■ Exercise directions
Retype the material word for word.
*** Information shown ***
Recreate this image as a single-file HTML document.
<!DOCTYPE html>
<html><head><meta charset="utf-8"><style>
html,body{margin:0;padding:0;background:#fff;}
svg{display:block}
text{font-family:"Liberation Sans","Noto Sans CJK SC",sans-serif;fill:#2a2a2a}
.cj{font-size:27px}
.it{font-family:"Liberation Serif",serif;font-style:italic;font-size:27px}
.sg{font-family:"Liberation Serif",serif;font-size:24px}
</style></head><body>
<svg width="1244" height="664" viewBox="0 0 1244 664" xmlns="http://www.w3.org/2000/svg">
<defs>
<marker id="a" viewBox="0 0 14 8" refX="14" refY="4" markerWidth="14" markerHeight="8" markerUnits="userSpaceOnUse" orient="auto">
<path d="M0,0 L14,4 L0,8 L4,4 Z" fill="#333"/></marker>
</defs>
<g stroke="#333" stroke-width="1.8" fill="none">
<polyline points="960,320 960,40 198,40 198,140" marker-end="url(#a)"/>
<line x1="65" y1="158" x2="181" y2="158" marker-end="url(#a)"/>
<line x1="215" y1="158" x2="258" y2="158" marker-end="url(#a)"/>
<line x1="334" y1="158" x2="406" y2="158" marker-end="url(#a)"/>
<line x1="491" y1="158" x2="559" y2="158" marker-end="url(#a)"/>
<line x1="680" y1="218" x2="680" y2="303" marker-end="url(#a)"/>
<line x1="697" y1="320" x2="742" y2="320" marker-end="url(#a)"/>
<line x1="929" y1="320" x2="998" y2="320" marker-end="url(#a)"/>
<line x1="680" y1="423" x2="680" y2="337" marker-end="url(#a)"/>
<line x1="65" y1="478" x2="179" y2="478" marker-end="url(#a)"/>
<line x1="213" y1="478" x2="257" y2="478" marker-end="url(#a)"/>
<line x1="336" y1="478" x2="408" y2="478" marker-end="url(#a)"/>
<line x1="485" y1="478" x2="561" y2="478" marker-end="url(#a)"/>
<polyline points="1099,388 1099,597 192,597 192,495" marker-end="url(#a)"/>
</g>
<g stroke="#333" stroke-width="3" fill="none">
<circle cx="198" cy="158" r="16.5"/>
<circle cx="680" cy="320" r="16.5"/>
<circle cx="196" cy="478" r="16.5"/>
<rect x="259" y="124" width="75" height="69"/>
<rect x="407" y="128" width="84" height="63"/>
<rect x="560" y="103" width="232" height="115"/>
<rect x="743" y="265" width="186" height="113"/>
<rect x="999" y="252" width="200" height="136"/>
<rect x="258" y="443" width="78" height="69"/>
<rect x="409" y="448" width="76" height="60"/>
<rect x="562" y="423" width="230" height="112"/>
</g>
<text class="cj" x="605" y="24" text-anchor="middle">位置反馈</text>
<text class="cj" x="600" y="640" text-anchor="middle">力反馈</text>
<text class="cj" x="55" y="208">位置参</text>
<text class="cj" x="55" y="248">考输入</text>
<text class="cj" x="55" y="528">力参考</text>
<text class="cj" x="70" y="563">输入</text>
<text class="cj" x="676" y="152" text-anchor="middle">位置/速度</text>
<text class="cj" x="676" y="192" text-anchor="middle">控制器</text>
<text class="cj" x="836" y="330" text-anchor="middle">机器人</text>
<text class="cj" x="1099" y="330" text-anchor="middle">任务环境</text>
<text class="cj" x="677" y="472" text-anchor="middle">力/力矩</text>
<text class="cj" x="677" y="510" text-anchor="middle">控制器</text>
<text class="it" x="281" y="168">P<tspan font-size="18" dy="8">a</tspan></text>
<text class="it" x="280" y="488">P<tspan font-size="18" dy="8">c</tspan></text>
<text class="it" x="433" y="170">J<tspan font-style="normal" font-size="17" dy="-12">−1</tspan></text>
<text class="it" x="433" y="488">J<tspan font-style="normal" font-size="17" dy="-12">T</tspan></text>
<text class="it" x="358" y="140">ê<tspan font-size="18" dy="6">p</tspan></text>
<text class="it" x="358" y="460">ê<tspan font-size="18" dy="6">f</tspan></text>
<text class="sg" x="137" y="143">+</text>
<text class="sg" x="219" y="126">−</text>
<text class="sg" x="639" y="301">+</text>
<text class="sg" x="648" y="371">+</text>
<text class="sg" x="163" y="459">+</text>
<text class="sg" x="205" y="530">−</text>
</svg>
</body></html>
***
■ Full answer
Recreate this image as a single-file HTML document.
<!DOCTYPE html>
<html><head><meta charset="utf-8"><style>
html,body{margin:0;padding:0;background:#fff;}
svg{display:block}
text{font-family:"Liberation Sans","Noto Sans CJK SC",sans-serif;fill:#2a2a2a}
.cj{font-size:27px}
.it{font-family:"Liberation Serif",serif;font-style:italic;font-size:27px}
.sg{font-family:"Liberation Serif",serif;font-size:24px}
</style></head><body>
<svg width="1244" height="664" viewBox="0 0 1244 664" xmlns="http://www.w3.org/2000/svg">
<defs>
<marker id="a" viewBox="0 0 14 8" refX="14" refY="4" markerWidth="14" markerHeight="8" markerUnits="userSpaceOnUse" orient="auto">
<path d="M0,0 L14,4 L0,8 L4,4 Z" fill="#333"/></marker>
</defs>
<g stroke="#333" stroke-width="1.8" fill="none">
<polyline points="960,320 960,40 198,40 198,140" marker-end="url(#a)"/>
<line x1="65" y1="158" x2="181" y2="158" marker-end="url(#a)"/>
<line x1="215" y1="158" x2="258" y2="158" marker-end="url(#a)"/>
<line x1="334" y1="158" x2="406" y2="158" marker-end="url(#a)"/>
<line x1="491" y1="158" x2="559" y2="158" marker-end="url(#a)"/>
<line x1="680" y1="218" x2="680" y2="303" marker-end="url(#a)"/>
<line x1="697" y1="320" x2="742" y2="320" marker-end="url(#a)"/>
<line x1="929" y1="320" x2="998" y2="320" marker-end="url(#a)"/>
<line x1="680" y1="423" x2="680" y2="337" marker-end="url(#a)"/>
<line x1="65" y1="478" x2="179" y2="478" marker-end="url(#a)"/>
<line x1="213" y1="478" x2="257" y2="478" marker-end="url(#a)"/>
<line x1="336" y1="478" x2="408" y2="478" marker-end="url(#a)"/>
<line x1="485" y1="478" x2="561" y2="478" marker-end="url(#a)"/>
<polyline points="1099,388 1099,597 192,597 192,495" marker-end="url(#a)"/>
</g>
<g stroke="#333" stroke-width="3" fill="none">
<circle cx="198" cy="158" r="16.5"/>
<circle cx="680" cy="320" r="16.5"/>
<circle cx="196" cy="478" r="16.5"/>
<rect x="259" y="124" width="75" height="69"/>
<rect x="407" y="128" width="84" height="63"/>
<rect x="560" y="103" width="232" height="115"/>
<rect x="743" y="265" width="186" height="113"/>
<rect x="999" y="252" width="200" height="136"/>
<rect x="258" y="443" width="78" height="69"/>
<rect x="409" y="448" width="76" height="60"/>
<rect x="562" y="423" width="230" height="112"/>
</g>
<text class="cj" x="605" y="24" text-anchor="middle">位置反馈</text>
<text class="cj" x="600" y="640" text-anchor="middle">力反馈</text>
<text class="cj" x="55" y="208">位置参</text>
<text class="cj" x="55" y="248">考输入</text>
<text class="cj" x="55" y="528">力参考</text>
<text class="cj" x="70" y="563">输入</text>
<text class="cj" x="676" y="152" text-anchor="middle">位置/速度</text>
<text class="cj" x="676" y="192" text-anchor="middle">控制器</text>
<text class="cj" x="836" y="330" text-anchor="middle">机器人</text>
<text class="cj" x="1099" y="330" text-anchor="middle">任务环境</text>
<text class="cj" x="677" y="472" text-anchor="middle">力/力矩</text>
<text class="cj" x="677" y="510" text-anchor="middle">控制器</text>
<text class="it" x="281" y="168">P<tspan font-size="18" dy="8">a</tspan></text>
<text class="it" x="280" y="488">P<tspan font-size="18" dy="8">c</tspan></text>
<text class="it" x="433" y="170">J<tspan font-style="normal" font-size="17" dy="-12">−1</tspan></text>
<text class="it" x="433" y="488">J<tspan font-style="normal" font-size="17" dy="-12">T</tspan></text>
<text class="it" x="358" y="140">ê<tspan font-size="18" dy="6">p</tspan></text>
<text class="it" x="358" y="460">ê<tspan font-size="18" dy="6">f</tspan></text>
<text class="sg" x="137" y="143">+</text>
<text class="sg" x="219" y="126">−</text>
<text class="sg" x="639" y="301">+</text>
<text class="sg" x="648" y="371">+</text>
<text class="sg" x="163" y="459">+</text>
<text class="sg" x="205" y="530">−</text>
</svg>
</body></html>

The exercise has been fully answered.